Most slot players who know about RTP know the big numbers. 96.50% theoretical RTP feels good. 87% feels bad. What sits between those extremes is where most casino decisions happen, and where most player money quietly disappears. When a casino deploys Gates of Olympus at 94.50% instead of 96.50%, the difference looks small. Two percent. Barely worth noting. But the mathematics of compounding house edge turns that small-looking gap into very real money, and understanding exactly how much changes how you think about casino choice.
Start with the basic arithmetic. A 2% RTP reduction doubles the house edge. A slot at 96.50% has a 3.5% edge.
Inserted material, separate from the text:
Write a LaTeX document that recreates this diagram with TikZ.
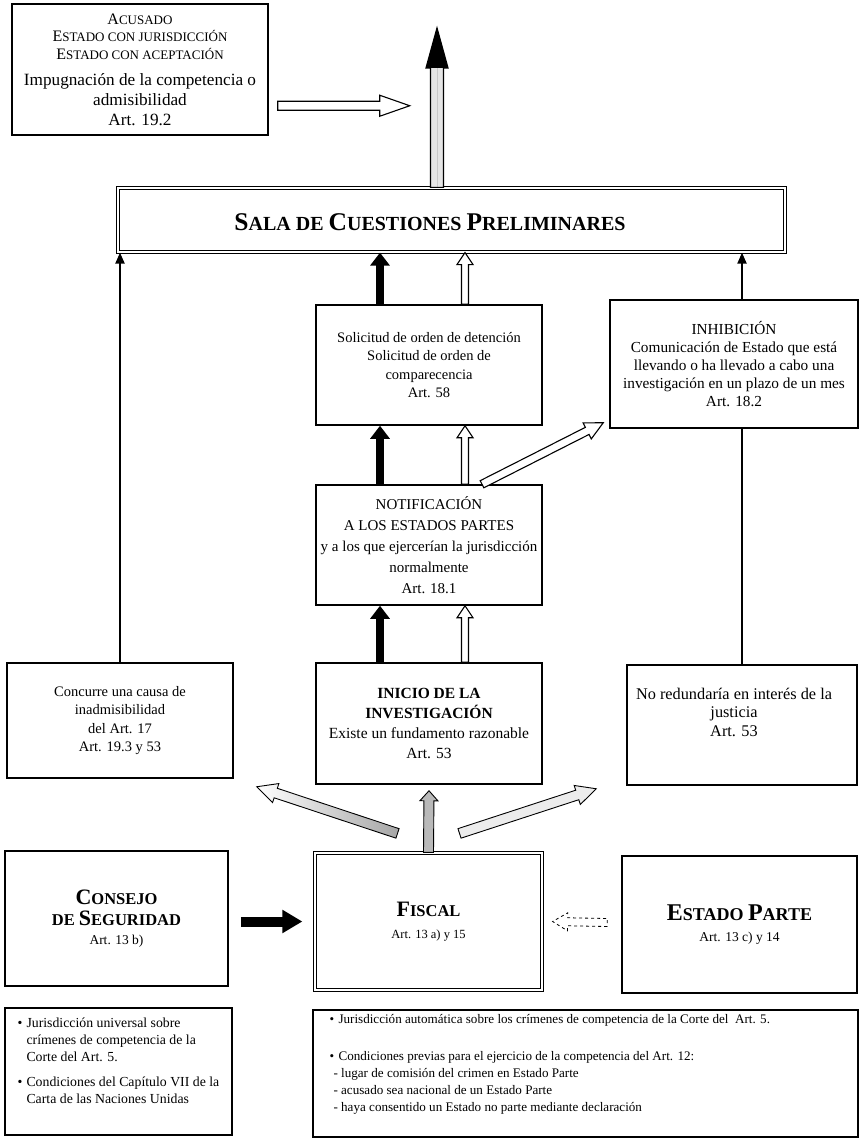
\documentclass[tikz,border=0pt]{standalone}
\usepackage{fontspec}
\setmainfont{Liberation Serif}
\usetikzlibrary{arrows.meta,calc}

% big initial + smaller capitals
\newcommand\smc[4]{{\fontsize{#1}{#1}\selectfont#3}{\fontsize{#2}{#2}\selectfont#4}}
\newcommand\bul{\makebox[9pt][l]{•}}
% block arrow: [style]{from}{to}{shaft half width}{head half width}{head length}
\newcommand\fatarrow[6][]{%
  \coordinate (fah) at ($(#3)!#6!(#2)$);
  \path[#1] ($(#2)!#4!90:(#3)$) -- ($(fah)!#4!-90:(#2)$) -- ($(fah)!#5!-90:(#2)$) -- (#3)
    -- ($(fah)!#5!90:(#2)$) -- ($(fah)!#4!90:(#2)$) -- ($(#2)!#4!-90:(#3)$) -- cycle;
}

\begin{document}
\begin{tikzpicture}[x=1pt,y=-1pt,
    box/.style={draw, line width=1.5pt, fill=white, align=center, inner sep=0pt},
    dbox/.style={box, double, line width=1.2pt, double distance=2.5pt},
    txt/.style={font=\fontsize{14.5}{18.3}\selectfont},
    fat/.style={line width=8.5pt, -{Triangle[length=13pt,width=19pt]}},
    slim/.style={line width=2pt, -{Triangle[length=11pt,width=9pt]}},
    hollow/.style={draw, fill=white, line width=1.1pt}]
        \useasboundingbox (0,0) rectangle (861,1139);
        % Boxes
        \node[box, minimum width=256pt, minimum height=131pt, font=\fontsize{17.2}{20}\selectfont] (acusado) at (140,69.5)
          {\smc{16}{13}{A}{CUSADO}\\[-2.5pt]
           \smc{16}{13}{E}{STADO CON JURISDICCIÓN}\\[-2.5pt]
           \smc{16}{13}{E}{STADO CON ACEPTACIÓN}\\[6pt]
           Impugnación de la competencia o\\admisibilidad\\Art. 19.2};
        \node[dbox, minimum width=667pt, minimum height=64pt] (sala) at (451.5,220) {};
        \node[font=\bfseries] (salatxt) at (430,222)
          {\smc{25.5}{20}{S}{ALA DE }\smc{25.5}{20}{C}{UESTIONES }\smc{25.5}{20}{P}{RELIMINARES}};
        \node[box, txt, minimum width=226pt, minimum height=120pt] (solicitud) at (429,365)
          {Solicitud de orden de detención\\Solicitud de orden de\\comparecencia\\Art. 58};
        \node[box, minimum width=248pt, minimum height=128pt, font=\fontsize{15.3}{18.2}\selectfont] (inhib) at (734,364)
          {INHIBICIÓN\\Comunicación de Estado que está\\llevando o ha llevado a cabo una\\investigación en un plazo de un mes\\Art. 18.2};
        \node[box, minimum width=226pt, minimum height=120pt, font=\fontsize{15}{21}\selectfont] (notif) at (429,545)
          {NOTIFICACIÓN\\A LOS ESTADOS PARTES\\y a los que ejercerían la jurisdicción\\normalmente\\Art. 18.1};
        \node[box, minimum width=226pt, minimum height=121pt, font=\fontsize{15.5}{20}\selectfont] (inicio) at (429,723.5)
          {\textbf{INICIO DE LA}\\\textbf{INVESTIGACIÓN}\\Existe un fundamento razonable\\Art. 53};
        \node[box, txt, minimum width=226pt, minimum height=115pt] (concurre) at (120,720.5)
          {Concurre una causa de\\inadmisibilidad\\del Art. 17\\Art. 19.3 y 53};
        \node[box, minimum width=230pt, minimum height=120pt] (nored) at (742,725) {};
        \node[align=center, font=\fontsize{16.3}{18.5}\selectfont] (noredtxt) at (734,712)
          {No redundaría en interés de la\\justicia\\Art. 53};
        \node[box, minimum width=223pt, minimum height=135pt, font=\fontsize{13.5}{21}\selectfont] (consejo) at (116.5,918.5)
          {\textbf{\smc{22}{16.5}{C}{ONSEJO}}\\\textbf{\smc{22}{16.5}{}{DE }\smc{22}{16.5}{S}{EGURIDAD}}\\[-2pt]Art. 13 b)};
        \node[dbox, minimum width=227pt, minimum height=137pt, font=\fontsize{12.5}{22}\selectfont] (fiscal) at (428.5,921.5)
          {\textbf{\smc{22}{16.5}{F}{ISCAL}}\\Art. 13 a) y 15};
        \node[box, minimum width=235pt, minimum height=137pt, font=\fontsize{13.5}{21}\selectfont] (estado) at (739.5,924.5)
          {\textbf{\smc{24}{18}{E}{STADO }\smc{24}{18}{P}{ARTE}}\\Art. 13 c) y 14};
        \node[box, minimum width=227pt, minimum height=127pt] (univ) at (118.5,1071.5) {};
        \node[anchor=west, align=left, font=\fontsize{13.8}{17}\selectfont] (univtxt) at (14,1061)
          {\bul Jurisdicción universal sobre\\
           \hspace*{9pt}crímenes de competencia de la\\
           \hspace*{9pt}Corte del Art. 5.\\[8pt]
           \bul Condiciones del Capítulo VII de la\\
           \hspace*{9pt}Carta de las Naciones Unidas};
        \node[box, minimum width=545pt, minimum height=127pt] (autom) at (585.5,1073.5) {};
        \node[anchor=west, align=left, font=\fontsize{13.1}{17}\selectfont] (automtxt) at (326,1064)
          {\bul Jurisdicción automática sobre los crímenes de competencia de la Corte del\ \ Art. 5.\\[20pt]
           \bul Condiciones previas para el ejercicio de la competencia del Art. 12:\\
           \hspace*{4pt}- lugar de comisión del crimen en Estado Parte\\
           \hspace*{4pt}- acusado sea nacional de un Estado Parte\\
           \hspace*{4pt}- haya consentido un Estado no parte mediante declaración};
        % Arrows at the top
        \coordinate (acu-a) at ($(acusado.south east)+(9,-30)$);
        \coordinate (acu-b) at ($(acu-a)+(132,0)$);
        \fatarrow[hollow]{acu-a}{acu-b}{4.5pt}{10.5pt}{30pt}
        \coordinate (t-a) at ($(sala.north)+(-14.5,0)$);
        \coordinate (t-b) at (437,28);
        \fatarrow[draw, fill=gray!20, line width=1.2pt]{t-a}{t-b}{6.5pt}{11pt}{40pt}
        \fatarrow[fill=black]{t-a}{t-b}{0pt}{11pt}{40pt}
        % Arrows to the Sala
        \draw[slim] (concurre.north) -- (concurre.north |- sala.south);
        \draw[line width=2pt] (nored.north) -- (nored.north |- inhib.south);
        \draw[slim] (nored.north |- inhib.north) -- (nored.north |- sala.south);
        \coordinate (bl) at (380,0);
        \coordinate (wl) at (465,0);
        \foreach \lo/\hi in {inicio/notif, notif/solicitud, solicitud/sala} {
          \draw[fat] (\lo.north -| bl) -- (\hi.south -| bl);
          \fatarrow[hollow]{\lo.north -| wl}{\hi.south -| wl}{3.5pt}{8pt}{12pt}
        }
        \coordinate (d-a) at ($(notif.north)+(53,0)$);
        \coordinate (d-b) at ($(inhib.south west)+(-6,-6)$);
        \fatarrow[hollow]{d-a}{d-b}{4pt}{9pt}{18pt}
        % Arrows from the Fiscal
        \coordinate (g-l) at ($(fiscal.north)+(-31,-19)$);
        \coordinate (g-lt) at ($(concurre.south east)+(23,8)$);
        \coordinate (g-r) at ($(fiscal.north)+(31,-19)$);
        \coordinate (g-rt) at ($(nored.south west)+(-30,3)$);
        \coordinate (g-ct) at ($(inicio.south)+(0,6)$);
        \fatarrow[draw, line width=0.9pt, left color=white, right color=gray!70]{g-l}{g-lt}{5pt}{10pt}{20pt}
        \fatarrow[draw, line width=0.9pt, fill=gray!15]{g-r}{g-rt}{5pt}{10pt}{20pt}
        \fatarrow[draw, line width=0.9pt, fill=gray!55]{fiscal.north}{g-ct}{5pt}{9pt}{10pt}
        % Arrows into the Fiscal
        \draw[line width=10pt, -{Triangle[length=20pt,width=22pt]}, shorten <=12pt, shorten >=12pt]
          (fiscal.west -| consejo.east) -- (fiscal.west);
        \coordinate (e-a) at ($(estado.west)+(-14,-2)$);
        \coordinate (e-b) at ($(fiscal.east)+(10,0)$);
        \fatarrow[draw, dashed, line width=0.8pt]{e-a}{e-b}{4pt}{9pt}{15pt}
\end{tikzpicture}
\end{document}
The same slot at 94.50% has a 5.5% edge. That is 57% more house edge per spin, not 2%. This matters because expected loss is driven by house edge, not by RTP itself, and when you double the edge you double the expected cost of playing.
Apply this to actual money. A player wagering £1,000 total on a 96.50% RTP slot has an expected loss of £35. The same player wagering £1,000 on the same slot at 94.50% has an expected loss of £55. Twenty pounds extra for that thousand wagered. This sounds small until you realise that £1,000 wagered is not the same as £1,000 deposited. A £50 deposit played through typical variance — winning some, losing some, rebetting the wins — can easily produce £1,000 or more in total wagered amount before the initial £50 runs out.
Scale this up. A player wagering £10,000 over a year on their favourite slot loses an expected £350 at full RTP. At reduced 94.50% RTP, that same £10,000 of wagering loses an expected £550. Two hundred pounds extra, not from anything the player did differently, but from the casino configuration choice. If you are playing slots recreationally and your actual loss over a year is around £200 to £500, then the RTP tier choice is the difference between a normal recreational cost and a meaningfully worse outcome.
The numbers get worse as RTP drops further. At the 87% configuration that some casinos deploy on Pragmatic Play titles, a £1,000 wagering volume produces £95 in expected loss compared to £35 at full RTP. Almost three times the cost. Over £10,000 wagered, that becomes £950 versus £350 — a £600 difference. These are not trivial amounts. This is the price of playing at the wrong casino for the wrong slot over meaningful play volume.
What makes the issue especially pernicious is that players cannot feel the difference in a single session. Variance on a single session swamps the RTP difference easily. A player having a lucky session at 87% RTP will win money; a player having an unlucky session at 96.50% RTP will lose money. The casino math only reveals itself over hundreds or thousands of sessions, which is exactly the timeframe most recreational players never aggregate. You have a good night or a bad night, the RTP difference is invisible in the noise, and the long-term cost accumulates unnoticed.
This is why systematic casino selection matters more than session strategy for RTP-conscious players. You cannot beat variance by picking better sessions. You cannot beat a slot by stopping at the right moment. What you can do is choose casinos that consistently run slots at the highest available RTP configurations, and make that choice once rather than re-evaluating it constantly. Over time, the difference between playing at a consistent full-RTP casino and playing at a reduced-RTP casino is thousands of pounds for even moderately active players. It compounds silently, session after session, in ways that individual gameplay decisions cannot.
The practical action this analysis suggests is simple. Pick two or three casinos that you verify run the slots you play at their highest available RTP tier. Make those your primary operators. When you consider a new casino for bonus offers or game selection, verify the RTP on your regular slots before creating an account. Treat RTP tier as a first-class selection criterion rather than a minor detail. The compounding effect over months and years of play dwarfs the value of most welcome bonuses or promotional offers, and unlike those offers, it costs you nothing to secure — just the time to check before you deposit.
Most slot marketing focuses on volatility, features, max wins, and bonus round mechanics. RTP rarely gets the same attention because it is less exciting to discuss and because the casinos that offer reduced RTP obviously do not want to advertise it. But the money effects of RTP tier choice are larger than most feature differences between slots. A 96.50% Wolf Gold and a 96.50% Gates of Olympus have similar long-term costs. A 96.50% Gates of Olympus and a 94.50% Gates of Olympus do not. Understanding which comparison matters more is the core skill of the RTP-conscious player.